Policy standardisation
According to the New Forests report, the forestry assets in SSA tend to be nascent, diverse, and require significant process and structural support to help them grow and develop. Warigia believes that standardisation in terms of policy and regulation needs to happen for the asset class to begin to attract large institutional investors like pension funds.
“Africa is made up of 54 countries, with some further advanced in their outlook in terms of climate strategy and climate-positive intentions than others,” she said. “As an investor, we look at where are we going to get the most value – a single country may be too small a market for us to extract that full value. But the continent as a whole offers the right economies of scale that would justify a case for some of the large institutional investors in other parts of the world to come in.”
In addition to standardisation, she believes that local community and governmental policies need to be aligned to attract long-term investors. “Basically, the investor wants to feel protected and equally considered among stakeholders. Therefore, providing some level of comfort around long-term support for investors will be key [to drive future interest],” Warigia explained.

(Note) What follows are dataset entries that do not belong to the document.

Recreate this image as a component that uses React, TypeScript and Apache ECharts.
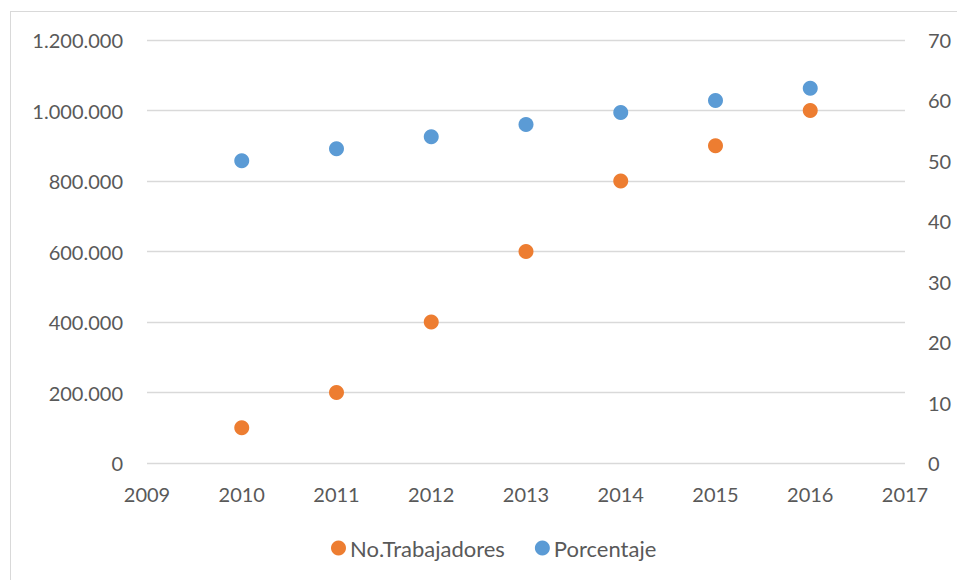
import React, { useEffect, useRef } from "react";
import * as echarts from "echarts";

const years = [2010, 2011, 2012, 2013, 2014, 2015, 2016];
const trabajadores = [100000, 200000, 400000, 600000, 800000, 900000, 1000000];
const porcentaje = [50, 52, 54, 56, 58, 60, 62];
const seriesNames = ["No.Trabajadores", "Porcentaje"];

const fmtThousands = (v: number) =>
  String(v).replace(/\B(?=(\d{3})+(?!\d))/g, ".");

export default function App() {
  const ref = useRef<HTMLDivElement>(null);
  useEffect(() => {
    const chart = echarts.init(ref.current!, null, { renderer: "svg" });
    const font = "Lato";
    const textColor = "#595959";
    chart.setOption({
      animation: false,
      textStyle: { fontFamily: font },
      grid: { left: 147, right: 52, top: 40, bottom: 117, containLabel: false },
      legend: {
        top: 532,
        left: 326,
        itemWidth: 15,
        itemHeight: 15,
        itemGap: 30,
        icon: "circle",
        textStyle: { color: textColor, fontSize: 22, fontFamily: font, padding: [0, 0, 0, -1] },
        data: seriesNames,
      },
      xAxis: {
        type: "value",
        min: 2009,
        max: 2017,
        interval: 1,
        axisLine: { show: false },
        axisTick: { show: false },
        splitLine: { show: false },
        axisLabel: { color: textColor, fontSize: 20, margin: 21, formatter: (v: number) => String(v) },
      },
      yAxis: [
        {
          type: "value",
          min: 0,
          max: 1200000,
          interval: 200000,
          axisLine: { show: false },
          axisTick: { show: false },
          splitLine: { show: true, lineStyle: { color: "#d9d9d9", width: 1.3 } },
          axisLabel: {
            color: textColor,
            fontSize: 20,
            margin: 24,
            formatter: (v: number) => fmtThousands(v),
          },
        },
        {
          type: "value",
          min: 0,
          max: 70,
          interval: 10,
          position: "right",
          axisLine: { show: false },
          axisTick: { show: false },
          splitLine: { show: false },
          axisLabel: { color: textColor, fontSize: 20, margin: 23 },
        },
      ],
      series: [
        {
          name: seriesNames[0],
          type: "scatter",
          yAxisIndex: 0,
          symbolSize: 15,
          itemStyle: { color: "#ED7D31", opacity: 1 },
          data: years.map((y, i) => [y, trabajadores[i]]),
        },
        {
          name: seriesNames[1],
          type: "scatter",
          yAxisIndex: 1,
          symbolSize: 15,
          itemStyle: { color: "#5B9BD5", opacity: 1 },
          data: years.map((y, i) => [y, porcentaje[i]]),
        },
      ],
    });
    return () => chart.dispose();
  }, []);
  return (
    <div style={{ position: "fixed", left: 0, top: 0, width: 957, height: 580, background: "#fff" }}>
      <div
        style={{
          position: "absolute",
          left: 10,
          top: 11,
          width: 960,
          height: 580,
          border: "1px solid #d9d9d9",
          boxSizing: "border-box",
        }}
      />
      <div ref={ref} style={{ position: "absolute", left: 0, top: 0, width: 957, height: 580 }} />
    </div>
  );
}
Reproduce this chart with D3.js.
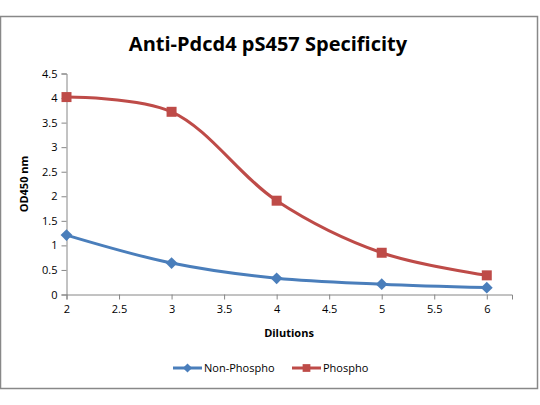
<!DOCTYPE html>
<html>
<head>
<meta charset="utf-8">
<script src="https://cdn.jsdelivr.net/npm/d3@7"></script>
<style>
  body { margin: 0; background: #fff; }
  svg { font-family: "Open Sans", "Liberation Sans", sans-serif; }
</style>
</head>
<body>
<svg id="chart" width="540" height="405"></svg>
<script>
const dilutions = [2, 3, 4, 5, 6];
const nonPhospho = [1.21, 0.64, 0.33, 0.21, 0.14];
const phospho = [4.02, 3.72, 1.91, 0.85, 0.39];
const xTicks = [2, 2.5, 3, 3.5, 4, 4.5, 5, 5.5, 6];
const yTicks = [0, 0.5, 1, 1.5, 2, 2.5, 3, 3.5, 4, 4.5];

const svg = d3.select("#chart");

// outer frame
svg.append("rect")
  .attr("x", 0.5).attr("y", 16.5)
  .attr("width", 537).attr("height", 372)
  .attr("fill", "none")
  .attr("stroke", "#888")
  .attr("stroke-width", 1.5);

const x = d3.scaleLinear().domain([2, 6.24]).range([66.5, 512]);
const y = d3.scaleLinear().domain([0, 4.5]).range([294.5, 73.5]);

svg.append("text")
  .attr("x", 268).attr("y", 51)
  .attr("text-anchor", "middle")
  .attr("font-size", 20)
  .attr("font-weight", "bold")
  .attr("fill", "#000")
  .text("Anti-Pdcd4 pS457 Specificity");

const xAxis = svg.append("g")
  .attr("transform", `translate(0,${y(0)})`)
  .call(d3.axisBottom(x).tickValues(xTicks).tickSize(5).tickPadding(6).tickFormat(d3.format("")));
const yAxis = svg.append("g")
  .attr("transform", `translate(${x(2)},0)`)
  .call(d3.axisLeft(y).tickValues(yTicks).tickSize(5).tickPadding(4).tickFormat(d3.format("")));

[xAxis, yAxis].forEach(g => {
  g.select(".domain").attr("stroke", "#868686");
  g.selectAll(".tick line").attr("stroke", "#868686");
  g.selectAll(".tick text").attr("font-size", 11).attr("fill", "#000")
    .attr("font-family", "'Open Sans', sans-serif");
});

svg.append("text")
  .attr("x", 289).attr("y", 337)
  .attr("text-anchor", "middle")
  .attr("font-size", 11).attr("font-weight", "bold")
  .text("Dilutions");

svg.append("text")
  .attr("transform", `translate(28,${(y(0) + y(4.5)) / 2}) rotate(-90)`)
  .attr("text-anchor", "middle")
  .attr("font-size", 11).attr("font-weight", "bold")
  .text("OD450 nm");

const series = [
  { name: "Non-Phospho", values: nonPhospho, color: "#4a7ebb", rot: 45, size: 70 },
  { name: "Phospho", values: phospho, color: "#be4b48", rot: 0, size: 100 }
];

const line = d3.line()
  .x(d => x(d[0]))
  .y(d => y(d[1]))
  .curve(d3.curveCatmullRom.alpha(0.5));

series.forEach(s => {
  const pts = dilutions.map((d, i) => [d, s.values[i]]);
  svg.append("path")
    .datum(pts)
    .attr("d", line)
    .attr("fill", "none")
    .attr("stroke", s.color)
    .attr("stroke-width", 3);
  svg.selectAll(null)
    .data(pts)
    .enter()
    .append("path")
    .attr("transform", d => `translate(${x(d[0])},${y(d[1])}) rotate(${s.rot})`)
    .attr("d", d3.symbol().type(d3.symbolSquare).size(s.size))
    .attr("fill", s.color);
});

// legend
const legendX = [173, 292];
series.forEach((s, i) => {
  const g = svg.append("g").attr("transform", `translate(${legendX[i]},368)`);
  g.append("line")
    .attr("x1", 0).attr("x2", 29)
    .attr("stroke", s.color).attr("stroke-width", 3);
  g.append("path")
    .attr("transform", `translate(14.5,0) rotate(${s.rot})`)
    .attr("d", d3.symbol().type(d3.symbolSquare).size(s.size * 0.6))
    .attr("fill", s.color);
  g.append("text")
    .attr("x", 31).attr("y", 4)
    .attr("font-size", 11)
    .text(s.name);
});
</script>
</body>
</html>
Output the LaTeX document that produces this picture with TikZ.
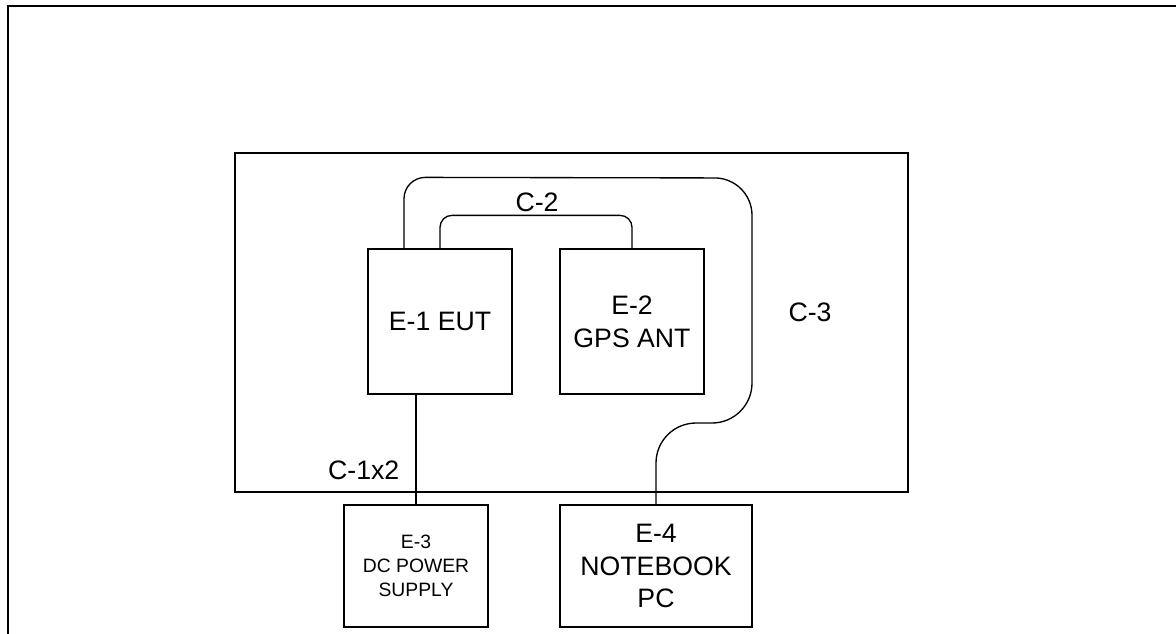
\documentclass[tikz,border=0pt]{standalone}
\usepackage{fontspec}
\setmainfont{Liberation Sans}
\begin{document}
\begin{tikzpicture}[
    x=0.75pt, y=-0.75pt,
    unit/.style={draw, line width=1pt, inner sep=0pt, align=center,
                 font=\fontsize{20}{24.5}\selectfont},
    unitsmall/.style={unit, font=\fontsize{14.5}{18}\selectfont},
    cable/.style={line width=1pt},
    tag/.style={font=\fontsize{20}{24}\selectfont},
]
    \useasboundingbox (0,0) rectangle (1176,633);
    \clip (0,0) rectangle (1176,633);

    % Outer frame
    \draw[line width=1.5pt] (8,6) rectangle (1200,660);

    % Test area
    \node[draw, line width=1pt, minimum width=504.75pt, minimum height=254.25pt] (room) at (571.5,322.5) {};

    % Equipment
    \node[unit, minimum width=108pt, minimum height=108.75pt] (eut) at (440,321.5) {E-1 EUT};
    \node[unit, minimum width=108pt, minimum height=108.75pt] (gps) at (632,321.5) {E-2\\GPS ANT};
    \node[unitsmall, minimum width=108pt, minimum height=91.5pt] (psu) at (416,566) {E-3\\DC POWER\\SUPPLY};
    \node[unit, minimum width=144pt, minimum height=91.5pt] (pc) at (656,566) {E-4\\NOTEBOOK\\PC};

    % Cables
    \draw[cable] (psu.north) -- (psu.north |- eut.south);
    \draw[cable, rounded corners=9pt] (eut.north) -- ++(0,-33) -| (gps.north);
    \coordinate (c3start) at ([xshift=-27pt]eut.north);
    \draw[cable] (c3start) [rounded corners=16pt] -- ++(0,-71)
        [rounded corners=28pt] -- (752,178)
        [rounded corners=30pt] -- (752,423) -- (pc.north |- 0,423) -- (pc.north);

    % Cable labels
    \node[tag, anchor=east] (lblc1) at (404,470) {C-1x2};
    \node[tag] (lblc2) at (537,202) {C-2};
    \node[tag] (lblc3) at (810,312) {C-3};

\end{tikzpicture}
\end{document}
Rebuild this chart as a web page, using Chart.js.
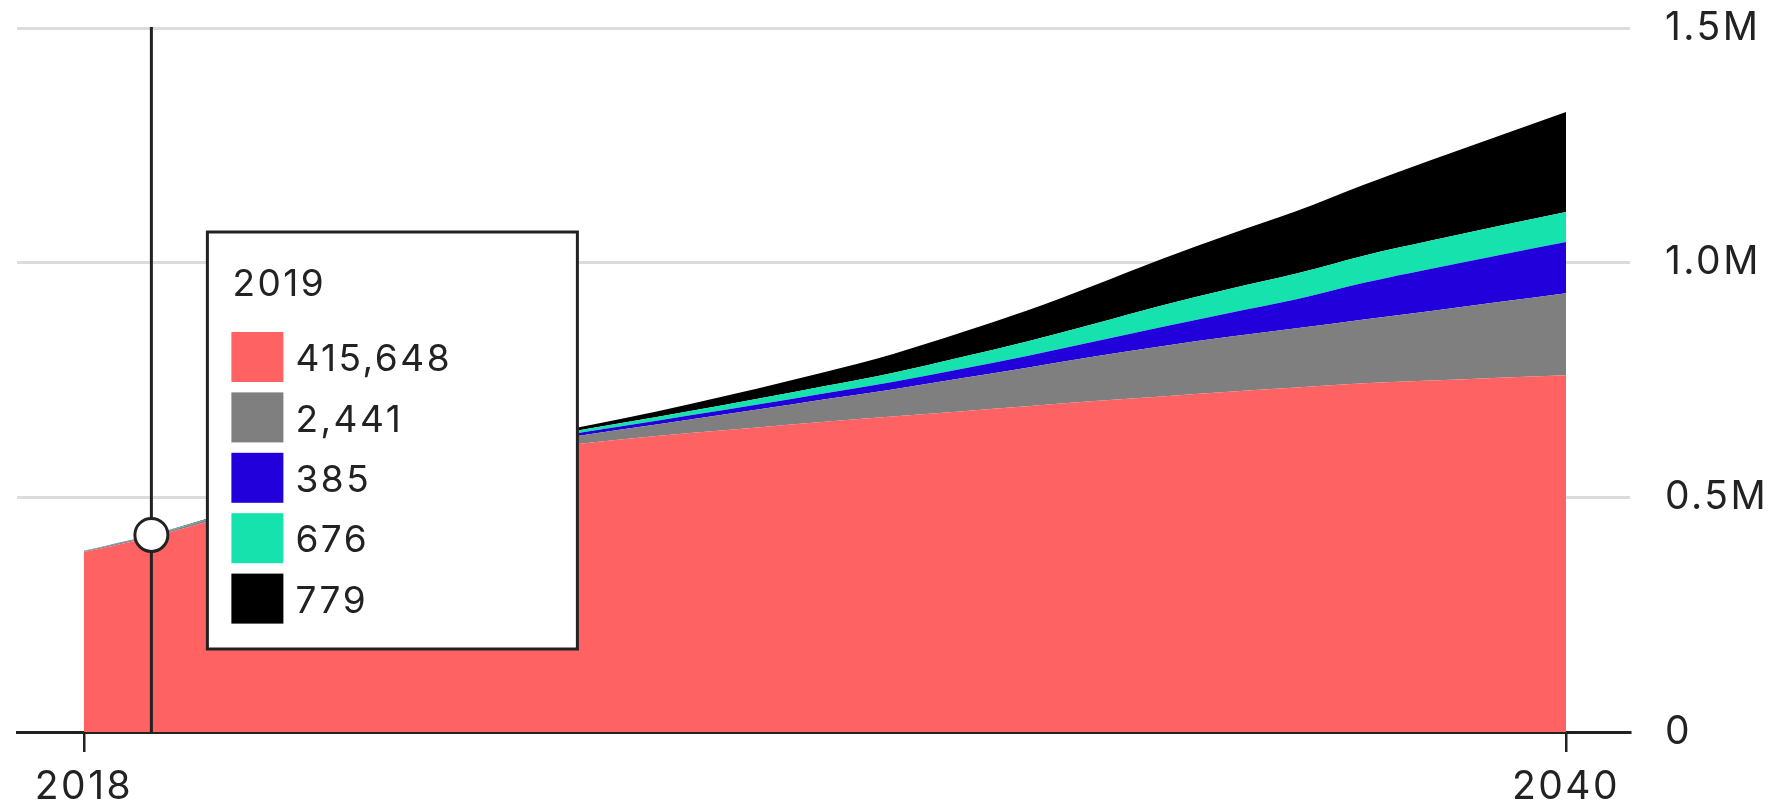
<!DOCTYPE html>
<html>
<head>
<meta charset="utf-8">
<title>Stacked area 2018–2040</title>
<script src="https://cdn.jsdelivr.net/npm/chart.js@4.4.1/dist/chart.umd.min.js"></script>
<style>
  html, body { margin: 0; padding: 0; background: #ffffff; }
  #wrap { width: 1787px; height: 808px; position: relative; }
</style>
</head>
<body>
<div id="wrap"><canvas id="chart" width="1787" height="808"></canvas></div>
<script>
// ---- data ----
const years = [2018, 2019, 2020, 2021, 2022, 2023, 2024, 2025, 2026, 2027, 2028, 2029,
               2030, 2031, 2032, 2033, 2034, 2035, 2036, 2037, 2038, 2039, 2040];

const redValues   = [383500, 415648, 455000, 494000, 530000, 562000, 588000, 608000, 624000, 637000, 649000, 661000,
                     672000, 683000, 694000, 705000, 715000, 725000, 734000, 743000, 749000, 755000, 760000];
const grayValues  = [1500, 2441, 4000, 6000, 8000, 11000, 13500, 16000, 21000, 29000, 38000, 48000,
                     58000, 70000, 82000, 95000, 107000, 117000, 126000, 136000, 148000, 161000, 175000];
const blueValues  = [300, 385, 600, 1000, 1500, 2200, 3200, 5000, 7000, 9000, 11000, 13000,
                     16000, 20000, 25000, 32000, 41000, 51000, 62000, 78000, 90000, 100000, 109000];
const tealValues  = [500, 676, 1000, 1500, 2000, 3000, 4000, 5500, 7000, 9000, 12000, 15000,
                     19000, 25000, 31000, 38000, 46000, 51000, 55000, 58000, 60000, 62000, 64000];
const blackValues = [600, 779, 1000, 1500, 2000, 3000, 4000, 5000, 9000, 15000, 22000, 30000,
                     40000, 52000, 66000, 82000, 99000, 116000, 133000, 151000, 172000, 192000, 213000];

const seriesColors = ['#ff6262', '#7f7f7f', '#2200dc', '#16e2ad', '#000000'];

const xTickYears = [2018, 2040];
const yTickValues = [0, 500000, 1000000, 1500000];

// year highlighted by the guide line and the value box
const focusYear = 2019;

// ---- chart ----
const seriesList = [redValues, grayValues, blueValues, tealValues, blackValues];
const focusIndex = years.indexOf(focusYear);

const fontFamily = 'Inter, "Liberation Sans", Arial, sans-serif';
const textColor = '#222222';

const datasets = seriesList.map((vals, i) => ({
  label: 'series ' + (i + 1),
  data: years.map((yr, j) => ({ x: yr, y: vals[j] })),
  backgroundColor: seriesColors[i],
  borderColor: seriesColors[i],
  borderWidth: 0,
  pointRadius: 0,
  pointHoverRadius: 0,
  cubicInterpolationMode: 'monotone',
  fill: i === 0 ? 'origin' : '-1'
}));

// slightly wider tracking for all chart text
const trackingPlugin = {
  id: 'tracking',
  beforeDraw(chart) { chart.ctx.letterSpacing = '2.5px'; }
};

// guide line, marker and value box for the focus year
const focusPlugin = {
  id: 'focusYear',
  afterDraw(chart) {
    const { ctx, chartArea } = chart;
    const xs = chart.scales.x, ys = chart.scales.y;
    const px = xs.getPixelForValue(years[focusIndex]);
    const total = seriesList.reduce((s, vals) => s + vals[focusIndex], 0);
    const py = ys.getPixelForValue(total);

    ctx.save();
    ctx.strokeStyle = textColor;
    ctx.lineWidth = 3;
    ctx.beginPath();
    ctx.moveTo(px, chartArea.top - 1);
    ctx.lineTo(px, chartArea.bottom);
    ctx.stroke();

    ctx.beginPath();
    ctx.arc(px, py, 16.5, 0, Math.PI * 2);
    ctx.fillStyle = '#ffffff';
    ctx.fill();
    ctx.stroke();

    // value box
    const bx = px + 56, by = chartArea.top + 204, bw = 370, bh = 417;
    ctx.fillStyle = '#ffffff';
    ctx.fillRect(bx, by, bw, bh);
    ctx.lineWidth = 3;
    ctx.strokeStyle = textColor;
    ctx.strokeRect(bx, by, bw, bh);

    ctx.fillStyle = textColor;
    ctx.textBaseline = 'middle';
    ctx.textAlign = 'left';
    ctx.letterSpacing = '2.5px';
    ctx.font = '37px ' + fontFamily;
    ctx.fillText(String(years[focusIndex]), bx + 25, by + 53);

    const pitch = 60.4;
    seriesList.forEach((vals, i) => {
      const sy = by + 100 + i * pitch;
      ctx.fillStyle = seriesColors[i];
      ctx.fillRect(bx + 24, sy, 52, 50);
      ctx.fillStyle = textColor;
      ctx.fillText(vals[focusIndex].toLocaleString('en-US'), bx + 88, sy + 28);
    });
    ctx.restore();
  }
};

new Chart(document.getElementById('chart'), {
  type: 'line',
  data: { datasets },
  plugins: [trackingPlugin, focusPlugin],
  options: {
    responsive: false,
    animation: false,
    devicePixelRatio: 1,
    layout: { padding: { top: 28, left: 17, right: 0, bottom: 0 } },
    plugins: {
      legend: { display: false },
      tooltip: { enabled: false }
    },
    events: [],
    scales: {
      x: {
        type: 'linear',
        min: 2017.005,
        max: 2040.95,
        z: 1,
        afterBuildTicks: (s) => { s.ticks = xTickYears.map(v => ({ value: v })); },
        afterFit: (s) => { s.height = 76; s.paddingLeft = 0; s.paddingRight = 0; },
        grid: {
          display: true,
          drawOnChartArea: false,
          drawTicks: true,
          tickLength: 20,
          color: textColor,
          lineWidth: 2.5
        },
        border: { display: true, color: textColor, width: 3 },
        ticks: {
          autoSkip: false,
          maxRotation: 0,
          padding: 12,
          color: textColor,
          font: { family: fontFamily, size: 39 },
          callback: (v) => String(v)
        }
      },
      y: {
        position: 'right',
        stacked: true,
        min: 0,
        max: 1500000,
        afterBuildTicks: (s) => { s.ticks = yTickValues.map(v => ({ value: v })); },
        afterFit: (s) => { s.width = 157; s.paddingTop = 0; s.paddingBottom = 0; },
        grid: {
          drawTicks: false,
          color: (c) => (c.tick && c.tick.value === 0) ? 'rgba(0,0,0,0)' : '#dcdcdc',
          lineWidth: 3
        },
        border: { display: false },
        ticks: {
          padding: 35,
          color: textColor,
          font: { family: fontFamily, size: 39 },
          callback: (v) => v === 0 ? '0' : (v / 1000000).toFixed(1) + 'M'
        }
      }
    }
  }
});
</script>
</body>
</html>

Building out local carbon market exchanges will also help develop greater interest in the continent’s natural capital strategies. “If we can generate our own credits and trade them, then we’ll be able to retain the value,” she added.
In the future, New Forests’ first priority remains the growth in the local forestry landscape and inviting more investors and other participants into the space, which also means continuously building the plantation forest sector. In addition, it plans to explore how it can add more value and capabilities for economic and social impact, as well as contribute more towards nature-based solutions in Africa as it has done in other geographies, such as Australasia, Southeast Asia and the US.
“We need to keep in mind the reasons why we are doing this. It can’t just be to green our own balance sheet or to check a regulatory box,” said Warigia. “As capital allocators, we’re not doing it for the immediate investor but to leave a better world for future generations.”